As well as recently acquiring a studio in Manchester called Yippee at the start of the year, the first acquisition in the planned M&A programme, Crawford says Team 17 will continue to hire in the next few months, despite the impact of coronavirus.

“We’ve not furloughed anybody. My IT team did an incredible job to take what was a very studio-based, office-based business to working from home. Within two weeks we had everybody working from home,” he says.

But while the business is well placed to ride the economic storm ahead, Crawford says there are inevitably concerns about the scale of the likely recession. “We’re in a pretty good place, but if lockdown continues and the economy changes, there are some concerns about what is the economic environment going to be like in the next three, six or 12 months?

“Whilst we can work from home, if people can’t put their children into childcare, if our development partners can’t get their teams, if people don’t have the money to spend on entertainment, then there are cautions for the economies around the world,” he adds.

In the recent trading statement Team 17 said: “There clearly remains a degree of uncertainty as to the longevity and socio-economic effects of the coronavirus on our markets. This, combined with next generation consoles and new IP launches across the second half of the year, creates a more unpredictable backdrop to maximise the best commercial opportunities for each game both digitally and physically.”

Crawford says his confidence in the future is maintained by working closely with Bestwick. “Debbie is a very inspirational leader, with buckets of experience in the sector. There isn’t a business she doesn’t know or a game title she doesn’t understand, which makes the job of sitting alongside her in investor meetings a lot easier,” he says.

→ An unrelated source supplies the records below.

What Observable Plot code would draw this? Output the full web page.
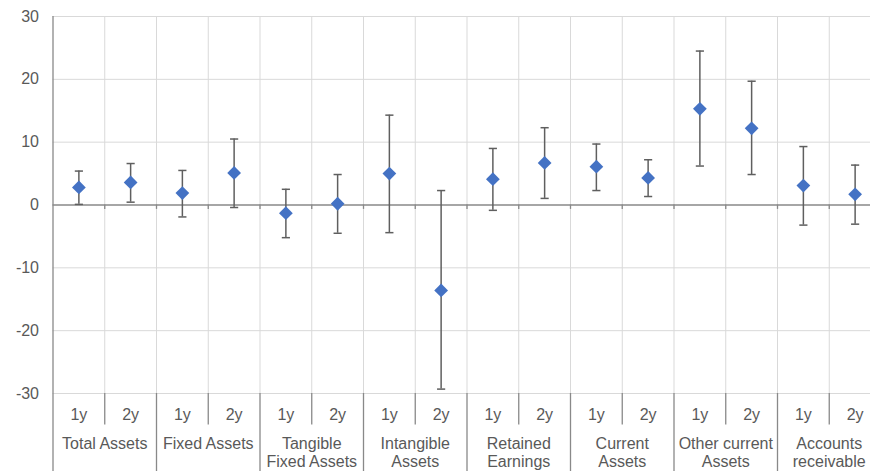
<!DOCTYPE html>
<html>
<head>
<meta charset="utf-8">
<script src="https://cdn.jsdelivr.net/npm/d3@7"></script>
<script src="https://cdn.jsdelivr.net/npm/@observablehq/plot@0.6"></script>
<style>
  html, body { margin: 0; padding: 0; background: #fff; }
  #chart { width: 870px; height: 471px; overflow: hidden; }
</style>
</head>
<body>
<div id="chart"></div>
<script>
// ---- data ----
const groups = ["Total Assets", "Fixed Assets", "Tangible\nFixed Assets", "Intangible\nAssets",
  "Retained\nEarnings", "Current\nAssets", "Other current\nAssets", "Accounts\nreceivable"];
const horizons = ["1y", "2y"];
const estimates = [2.8, 3.6, 1.9, 5.1, -1.3, 0.2, 5.0, -13.6, 4.1, 6.7, 6.1, 4.3, 15.3, 12.2, 3.1, 1.7];
const lower = [0.1, 0.45, -1.9, -0.4, -5.2, -4.5, -4.4, -29.3, -0.85, 1.05, 2.3, 1.35, 6.2, 4.85, -3.2, -3.05];
const upper = [5.4, 6.6, 5.5, 10.5, 2.5, 4.85, 14.3, 2.3, 9.0, 12.3, 9.7, 7.2, 24.5, 19.7, 9.3, 6.35];
const yTicks = [-30, -20, -10, 0, 10, 20, 30];

// ---- table built from arrays ----
const rows = estimates.map((v, i) => ({
  idx: i + 0.5,
  group: groups[Math.floor(i / horizons.length)],
  horizon: horizons[i % horizons.length],
  est: v, lo: lower[i], hi: upper[i]
}));
const nBands = estimates.length;
const bandBounds = d3.range(0, nBands + 1);
const innerBounds = bandBounds.filter(b => b % horizons.length !== 0);
const groupBounds = bandBounds.filter(b => b % horizons.length === 0);
const groupRows = groups.map((g, k) => ({ g, idx: k * horizons.length + horizons.length / 2 }));

const capSymbol = {
  draw(context, size) {
    const w = Math.sqrt(size);
    context.moveTo(-w / 2, 0);
    context.lineTo(w / 2, 0);
  }
};

const gridColor = "#d9d9d9";
const axisColor = "#898989";
const textColor = "#595959";

const chart = Plot.plot({
  width: 870,
  height: 471,
  marginLeft: 52.5,
  marginRight: 0,
  marginTop: 16,
  marginBottom: 78,
  style: { fontFamily: "Arial, 'Liberation Sans', sans-serif", fontSize: "16px", color: textColor, background: "#fff", overflow: "hidden" },
  x: { type: "linear", domain: [0, nBands], range: [52.5, 880.5], axis: null },
  y: { domain: [-30, 30], range: [393, 16], axis: null },
  marks: [
    // horizontal gridlines
    Plot.ruleY(yTicks.filter(t => t !== 0), { stroke: gridColor, strokeWidth: 1 }),
    // vertical gridlines at band boundaries
    Plot.ruleX(bandBounds.slice(1), { y1: -30, y2: 30, stroke: gridColor, strokeWidth: 1 }),
    // zero line
    Plot.ruleY([0], { stroke: axisColor, strokeWidth: 1.3 }),
    // small ticks below zero line
    Plot.ruleX(bandBounds.slice(1), { y1: 0, y2: -0.7, stroke: axisColor, strokeWidth: 1.3 }),
    // y axis line (extends through category area)
    Plot.ruleX([0], { y1: 30, y2: -42.5, stroke: axisColor, strokeWidth: 1.3 }),
    // category separators below plot
    Plot.ruleX(innerBounds, { y1: -30, y2: -35, stroke: axisColor, strokeWidth: 1.3 }),
    Plot.ruleX(groupBounds.slice(1), { y1: -30, y2: -42.5, stroke: axisColor, strokeWidth: 1.3 }),
    // y axis labels
    Plot.axisY(yTicks, { tickSize: 0, tickPadding: 14, tickFormat: d => String(d), fontSize: 16, fill: textColor }),
    // horizon labels
    Plot.text(rows, { x: "idx", text: "horizon", frameAnchor: "bottom", lineAnchor: "top", dy: 15, fill: textColor, fontSize: 16 }),
    // group labels
    Plot.text(groupRows, { x: "idx", text: "g", frameAnchor: "bottom", lineAnchor: "top", dy: 42, lineHeight: 1.15, fill: textColor, fontSize: 16 }),
    // error bars
    Plot.ruleX(rows, { x: "idx", y1: "lo", y2: "hi", stroke: "#5f5f5f", strokeWidth: 1.5 }),
    Plot.dot(rows, { x: "idx", y: "lo", symbol: capSymbol, r: 4.6, stroke: "#5f5f5f", strokeWidth: 1.5, fill: "none" }),
    Plot.dot(rows, { x: "idx", y: "hi", symbol: capSymbol, r: 4.6, stroke: "#5f5f5f", strokeWidth: 1.5, fill: "none" }),
    // point estimates
    Plot.dot(rows, { x: "idx", y: "est", symbol: "diamond2", r: 6.2, fill: "#4472c4", stroke: "none" })
  ]
});
document.getElementById("chart").appendChild(chart);
</script>
</body>
</html>
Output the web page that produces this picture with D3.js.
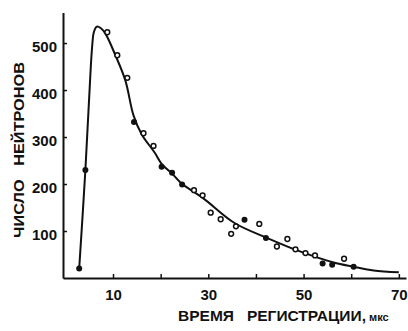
<!DOCTYPE html>
<html>
<head>
<meta charset="utf-8">
<script src="https://cdn.jsdelivr.net/npm/d3@7"></script>
<style>
  body { margin: 0; background: #fff; }
  svg { display: block; }
  text { font-family: "Liberation Sans", Arial, sans-serif; fill: #111; }
</style>
</head>
<body>
<svg id="chart"></svg>
<script>
// measured points (open circles and filled dots)
const openX = [8.8, 10.9, 13.0, 16.4, 18.5, 27.0, 28.8, 30.5, 32.6, 34.8, 35.8, 40.7, 44.4, 46.6, 48.3, 50.4, 52.4, 58.5]
const openY = [523, 474, 426, 308, 281, 187, 176, 139, 125, 94, 110, 115, 67, 83, 61, 53, 48, 41]
const filledX = [2.9, 4.2, 14.4, 20.2, 22.4, 24.5, 37.6, 42.1, 54.0, 56.0, 60.5]
const filledY = [20, 230, 332, 237, 224, 199, 124, 85, 31, 28, 24]

// hand-drawn fitted curve
const curveX = [2.9, 4.2, 5.0, 5.6, 6.0, 6.6, 7.4, 8.4, 10.5, 12.6, 14.3, 16.0, 18.8, 20.2, 22.6, 24.4, 28.9, 35.5, 42.4, 49.4, 56.3, 60.5, 64.7, 70.0]
const curveY = [20, 230, 385, 490, 524, 535, 532, 520, 474, 420, 346, 306, 266, 243, 220, 201, 170, 117, 85, 56, 33, 24, 16, 12]

const xTicks = [10, 20, 30, 40, 50, 60, 70]
const xLabels = [10, 30, 50, 70]
const yTicks = [100, 200, 300, 400, 500]

const width = 408
const height = 331

const svg = d3.select('#chart')
    .attr('width', width)
    .attr('height', height)

const x = d3.scaleLinear().domain([-0.5, 71.5]).range([63, 406])
const y = d3.scaleLinear().domain([0, 565]).range([278, 12.5])

// axes
const xAxis = d3.axisBottom(x)
    .tickValues(xTicks)
    .tickSizeInner(-4)
    .tickSizeOuter(0)
    .tickFormat(d => xLabels.includes(d) ? d : '')

const yAxis = d3.axisLeft(y)
    .tickValues(yTicks)
    .tickSizeInner(-4)
    .tickSizeOuter(0)

const gx = svg.append('g')
    .attr('transform', `translate(0, ${y(0)})`)
    .call(xAxis)

const gy = svg.append('g')
    .attr('transform', `translate(${x(-0.5)}, 0)`)
    .call(yAxis)

gx.select('.domain').attr('stroke', '#111').attr('stroke-width', 2)
gy.select('.domain').attr('stroke', '#111').attr('stroke-width', 2)
svg.selectAll('.tick line').attr('stroke', '#111').attr('stroke-width', 1.5)

gx.selectAll('.tick text')
    .attr('y', 11)
    .attr('font-size', 15)
    .attr('font-weight', 'bold')
    .attr('font-family', '"Liberation Sans", Arial, sans-serif')
    .attr('fill', '#111')

gy.selectAll('.tick text')
    .attr('x', -6)
    .attr('y', 4)
    .attr('font-size', 15)
    .attr('font-weight', 'bold')
    .attr('font-family', '"Liberation Sans", Arial, sans-serif')
    .attr('fill', '#111')

// axis titles
svg.append('text')
    .attr('transform', 'translate(24, 150) rotate(-90)')
    .attr('text-anchor', 'middle')
    .attr('font-size', 15)
    .attr('font-weight', 'bold')
    .style('white-space', 'pre')
    .attr('textLength', 176)
    .attr('lengthAdjust', 'spacingAndGlyphs')
    .text('ЧИСЛО   НЕЙТРОНОВ')

svg.append('text')
    .attr('x', 178)
    .attr('y', 321)
    .attr('font-size', 14)
    .attr('font-weight', 'bold')
    .style('white-space', 'pre')
    .attr('textLength', 188)
    .attr('lengthAdjust', 'spacingAndGlyphs')
    .text('ВРЕМЯ   РЕГИСТРАЦИИ,')

svg.append('text')
    .attr('x', 369)
    .attr('y', 321)
    .attr('font-size', 11)
    .attr('font-weight', 'bold')
    .text('мкс')

// curve
const line = d3.line()
    .x(d => x(d[0]))
    .y(d => y(d[1]))
    .curve(d3.curveCatmullRom.alpha(0.5))

svg.append('path')
    .datum(d3.zip(curveX, curveY))
    .attr('d', line)
    .attr('fill', 'none')
    .attr('stroke', '#111')
    .attr('stroke-width', 2)

// points
svg.append('g')
    .selectAll('circle')
    .data(d3.zip(openX, openY))
    .join('circle')
    .attr('cx', d => x(d[0]))
    .attr('cy', d => y(d[1]))
    .attr('r', 2.4)
    .attr('fill', '#fff')
    .attr('stroke', '#111')
    .attr('stroke-width', 1.5)

svg.append('g')
    .selectAll('circle')
    .data(d3.zip(filledX, filledY))
    .join('circle')
    .attr('cx', d => x(d[0]))
    .attr('cy', d => y(d[1]))
    .attr('r', 3)
    .attr('fill', '#111')
</script>
</body>
</html>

There was also plenty of support from the wider team on his arrival, “including the studio side helping me understand the gaming side,” which he’s hoping to put to good use by playing more of when he gets an opportunity. His picks are family-oriented cooking game Overcook, physics-based Moving Out that launched at the end of April and strategy game The Escapist. “I’m hoping to spend a bit more time getting into them,” he says.